**TASK INSTRUCTIONS:**
For the copy, please give all of the data again exactly and leave the pictures out.

* Begin *

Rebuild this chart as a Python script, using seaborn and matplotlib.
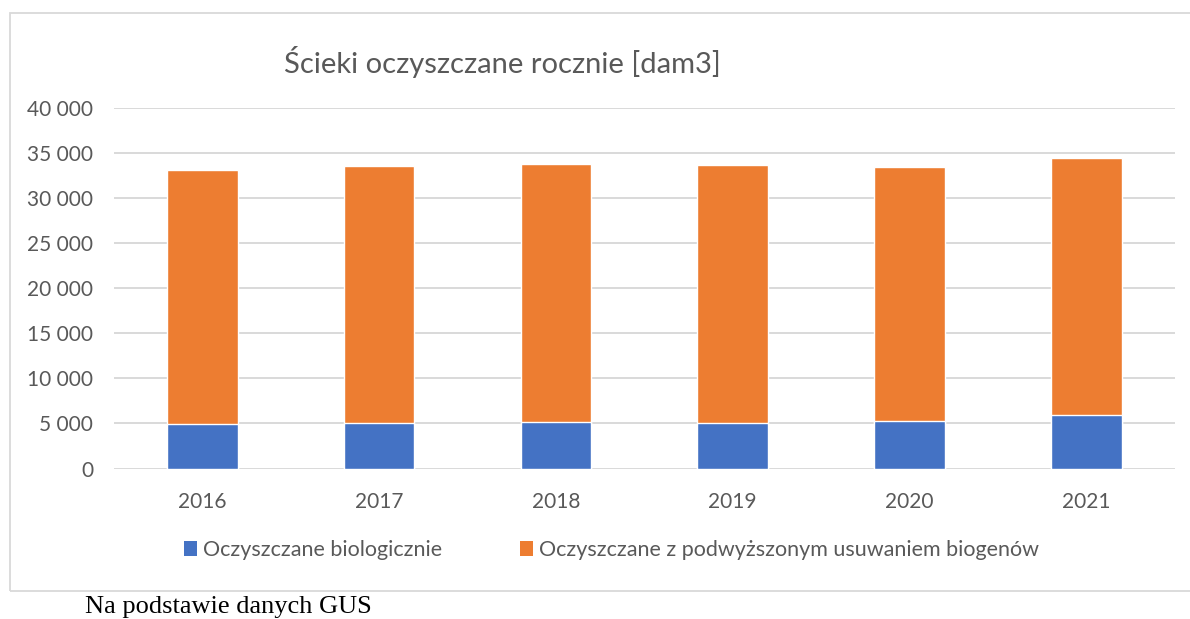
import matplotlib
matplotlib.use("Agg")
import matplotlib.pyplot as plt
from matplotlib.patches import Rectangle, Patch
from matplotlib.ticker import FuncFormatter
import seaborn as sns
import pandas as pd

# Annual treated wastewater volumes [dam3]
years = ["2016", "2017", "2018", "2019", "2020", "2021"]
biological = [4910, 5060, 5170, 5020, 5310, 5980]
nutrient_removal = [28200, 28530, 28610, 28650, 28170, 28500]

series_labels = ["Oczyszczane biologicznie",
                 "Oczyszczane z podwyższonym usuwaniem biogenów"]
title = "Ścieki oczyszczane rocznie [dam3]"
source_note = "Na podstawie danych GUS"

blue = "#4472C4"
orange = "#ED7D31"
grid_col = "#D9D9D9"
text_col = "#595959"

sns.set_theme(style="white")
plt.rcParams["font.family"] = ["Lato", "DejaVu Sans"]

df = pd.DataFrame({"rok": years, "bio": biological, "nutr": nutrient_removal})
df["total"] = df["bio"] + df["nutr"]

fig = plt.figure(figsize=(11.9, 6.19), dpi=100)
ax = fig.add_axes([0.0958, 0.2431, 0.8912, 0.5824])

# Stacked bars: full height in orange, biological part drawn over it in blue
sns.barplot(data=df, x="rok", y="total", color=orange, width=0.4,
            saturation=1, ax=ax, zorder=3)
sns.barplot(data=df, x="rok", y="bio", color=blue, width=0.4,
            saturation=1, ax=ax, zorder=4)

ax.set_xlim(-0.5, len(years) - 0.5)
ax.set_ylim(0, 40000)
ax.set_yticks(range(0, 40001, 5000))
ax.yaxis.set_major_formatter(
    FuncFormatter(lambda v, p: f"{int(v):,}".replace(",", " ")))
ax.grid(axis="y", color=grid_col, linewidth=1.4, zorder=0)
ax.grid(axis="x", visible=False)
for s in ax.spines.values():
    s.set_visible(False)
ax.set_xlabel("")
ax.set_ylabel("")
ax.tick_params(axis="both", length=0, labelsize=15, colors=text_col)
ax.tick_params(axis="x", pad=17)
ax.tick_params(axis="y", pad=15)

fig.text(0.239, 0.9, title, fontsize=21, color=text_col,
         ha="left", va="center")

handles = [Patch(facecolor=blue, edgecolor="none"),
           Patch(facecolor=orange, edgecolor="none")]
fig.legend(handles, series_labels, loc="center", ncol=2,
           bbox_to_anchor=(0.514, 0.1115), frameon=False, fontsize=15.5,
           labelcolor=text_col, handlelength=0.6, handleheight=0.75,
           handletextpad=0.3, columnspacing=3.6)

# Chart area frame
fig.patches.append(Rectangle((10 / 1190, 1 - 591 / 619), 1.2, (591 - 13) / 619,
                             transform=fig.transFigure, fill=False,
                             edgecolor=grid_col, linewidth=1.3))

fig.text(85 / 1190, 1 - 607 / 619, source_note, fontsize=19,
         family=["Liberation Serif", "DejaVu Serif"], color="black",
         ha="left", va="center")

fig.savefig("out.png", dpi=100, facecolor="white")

* End *

**FINAL RESULT:**
Rebuild this chart as a Python script, using seaborn and matplotlib.
import matplotlib
matplotlib.use("Agg")
import matplotlib.pyplot as plt
from matplotlib.patches import Rectangle, Patch
from matplotlib.ticker import FuncFormatter
import seaborn as sns
import pandas as pd

# Annual treated wastewater volumes [dam3]
years = ["2016", "2017", "2018", "2019", "2020", "2021"]
biological = [4910, 5060, 5170, 5020, 5310, 5980]
nutrient_removal = [28200, 28530, 28610, 28650, 28170, 28500]

series_labels = ["Oczyszczane biologicznie",
                 "Oczyszczane z podwyższonym usuwaniem biogenów"]
title = "Ścieki oczyszczane rocznie [dam3]"
source_note = "Na podstawie danych GUS"

blue = "#4472C4"
orange = "#ED7D31"
grid_col = "#D9D9D9"
text_col = "#595959"

sns.set_theme(style="white")
plt.rcParams["font.family"] = ["Lato", "DejaVu Sans"]

df = pd.DataFrame({"rok": years, "bio": biological, "nutr": nutrient_removal})
df["total"] = df["bio"] + df["nutr"]

fig = plt.figure(figsize=(11.9, 6.19), dpi=100)
ax = fig.add_axes([0.0958, 0.2431, 0.8912, 0.5824])

# Stacked bars: full height in orange, biological part drawn over it in blue
sns.barplot(data=df, x="rok", y="total", color=orange, width=0.4,
            saturation=1, ax=ax, zorder=3)
sns.barplot(data=df, x="rok", y="bio", color=blue, width=0.4,
            saturation=1, ax=ax, zorder=4)

ax.set_xlim(-0.5, len(years) - 0.5)
ax.set_ylim(0, 40000)
ax.set_yticks(range(0, 40001, 5000))
ax.yaxis.set_major_formatter(
    FuncFormatter(lambda v, p: f"{int(v):,}".replace(",", " ")))
ax.grid(axis="y", color=grid_col, linewidth=1.4, zorder=0)
ax.grid(axis="x", visible=False)
for s in ax.spines.values():
    s.set_visible(False)
ax.set_xlabel("")
ax.set_ylabel("")
ax.tick_params(axis="both", length=0, labelsize=15, colors=text_col)
ax.tick_params(axis="x", pad=17)
ax.tick_params(axis="y", pad=15)

fig.text(0.239, 0.9, title, fontsize=21, color=text_col,
         ha="left", va="center")

handles = [Patch(facecolor=blue, edgecolor="none"),
           Patch(facecolor=orange, edgecolor="none")]
fig.legend(handles, series_labels, loc="center", ncol=2,
           bbox_to_anchor=(0.514, 0.1115), frameon=False, fontsize=15.5,
           labelcolor=text_col, handlelength=0.6, handleheight=0.75,
           handletextpad=0.3, columnspacing=3.6)

# Chart area frame
fig.patches.append(Rectangle((10 / 1190, 1 - 591 / 619), 1.2, (591 - 13) / 619,
                             transform=fig.transFigure, fill=False,
                             edgecolor=grid_col, linewidth=1.3))

fig.text(85 / 1190, 1 - 607 / 619, source_note, fontsize=19,
         family=["Liberation Serif", "DejaVu Serif"], color="black",
         ha="left", va="center")

fig.savefig("out.png", dpi=100, facecolor="white")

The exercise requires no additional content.